**THE INPUT:**
————————

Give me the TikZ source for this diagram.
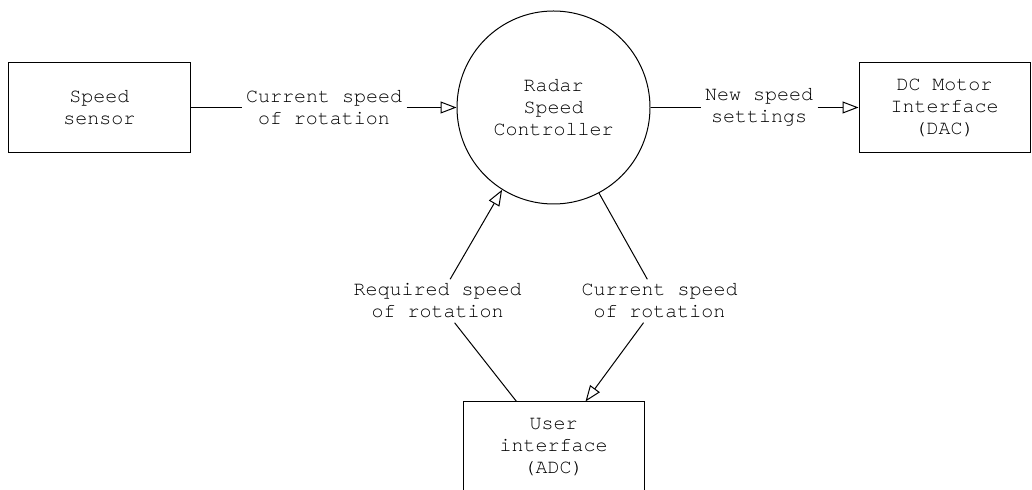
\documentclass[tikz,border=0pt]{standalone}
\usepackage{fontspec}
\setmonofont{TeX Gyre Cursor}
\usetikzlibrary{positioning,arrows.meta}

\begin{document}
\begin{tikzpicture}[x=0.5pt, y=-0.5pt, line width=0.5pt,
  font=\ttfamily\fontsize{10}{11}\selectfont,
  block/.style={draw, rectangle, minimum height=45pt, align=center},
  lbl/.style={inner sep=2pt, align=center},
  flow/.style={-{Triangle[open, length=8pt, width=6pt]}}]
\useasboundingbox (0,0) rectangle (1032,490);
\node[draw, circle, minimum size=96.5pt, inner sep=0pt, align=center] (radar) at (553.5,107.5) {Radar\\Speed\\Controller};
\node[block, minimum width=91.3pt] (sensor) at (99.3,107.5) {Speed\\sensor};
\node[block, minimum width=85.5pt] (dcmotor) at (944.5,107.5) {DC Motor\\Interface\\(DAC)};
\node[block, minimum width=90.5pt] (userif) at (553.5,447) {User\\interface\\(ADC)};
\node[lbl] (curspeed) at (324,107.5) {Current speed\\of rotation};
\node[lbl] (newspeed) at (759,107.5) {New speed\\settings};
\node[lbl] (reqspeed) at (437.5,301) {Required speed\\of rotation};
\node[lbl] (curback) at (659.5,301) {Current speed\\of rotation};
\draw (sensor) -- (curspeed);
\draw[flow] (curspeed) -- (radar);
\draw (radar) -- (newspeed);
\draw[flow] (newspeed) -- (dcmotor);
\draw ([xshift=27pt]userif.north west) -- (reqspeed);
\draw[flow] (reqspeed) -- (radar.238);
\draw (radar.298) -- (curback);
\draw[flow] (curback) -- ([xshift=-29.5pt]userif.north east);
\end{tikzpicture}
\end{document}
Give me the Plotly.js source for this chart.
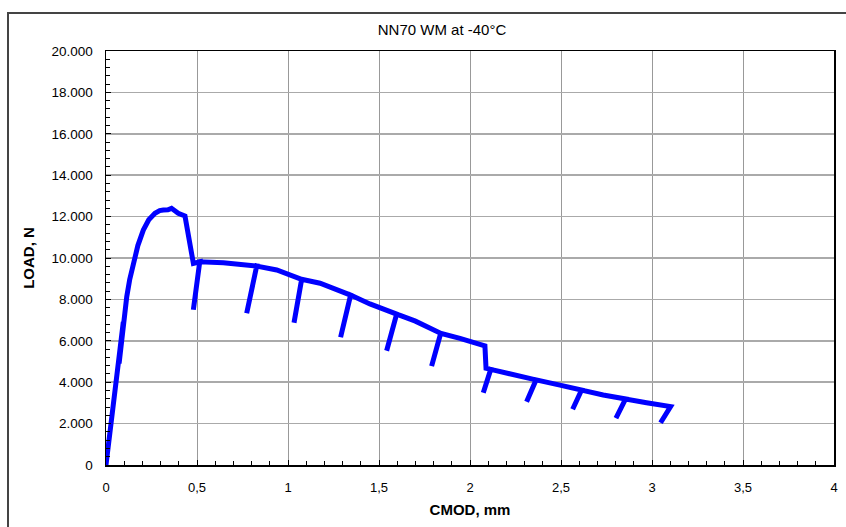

————————

**EXERCISE INSTRUCTIONS:** Look through the records above and report how many lines hold the word "source", giving only the number.

**REPLY:** 2